Time passed. Minutes. Was I being so terribly unreasonable? It's Ash Wednesday, it's only about one o'clock, and this is the big church in downtown St. Louis. I mean, what am I---a burglar?

Finally, the door flew open and a tiny man, shrunken with age, looked up at me. He had to be 80 years old and though he was wearing the backward collar, he seemed otherwise disheveled, as if roughly awakened, recently.

Ashes?” he said. “You want ashes?”

I explained my quest, apologizing all the while. But now I felt terrible because the situation was suddenly rather obvious. This venerable geezer had been up since 4 am on Ash Wednesday duty, had planted smudges on hundreds of heads and done two or three masses, and finally he had retired to the rectory for his soft-boiled egg and a dry martini, and had fallen asleep in front of “The Price Is Right.” And then I came along.
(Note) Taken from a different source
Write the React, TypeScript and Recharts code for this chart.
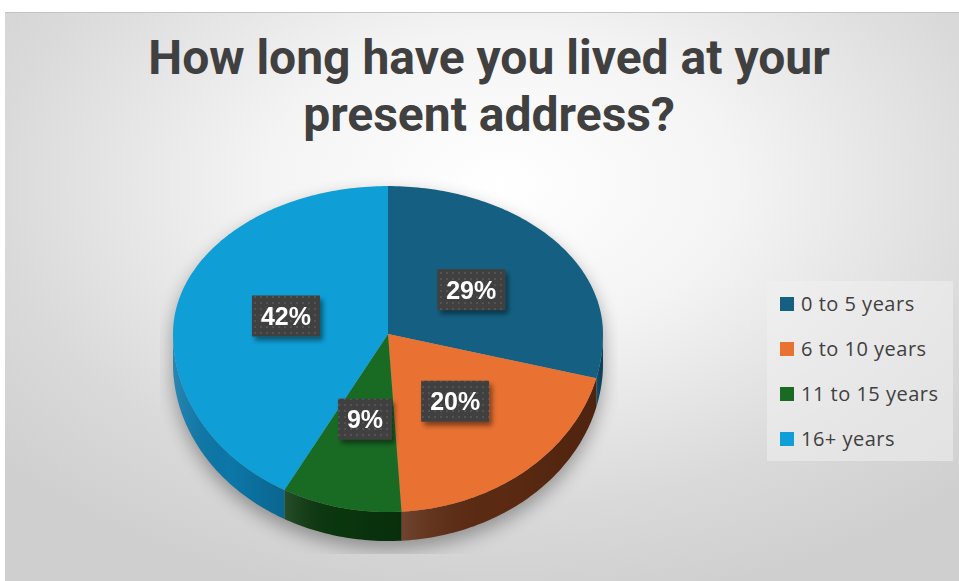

Fine,” he said, shutting me up. “Wait here.” He went back inside and reappeared a minute later with a dish of black ash. Loading up, and with a flick of his wrist, he punched me in the head with his thumb and smeared the results across a wide swath. “Turn away from Satan,” he told me, “and read yer Gospels. OK???” An instant later, he was gone and the door was shut in my face. In the silent, empty cathedral, the slam of the door made me shiver. It was the sound of doom itself.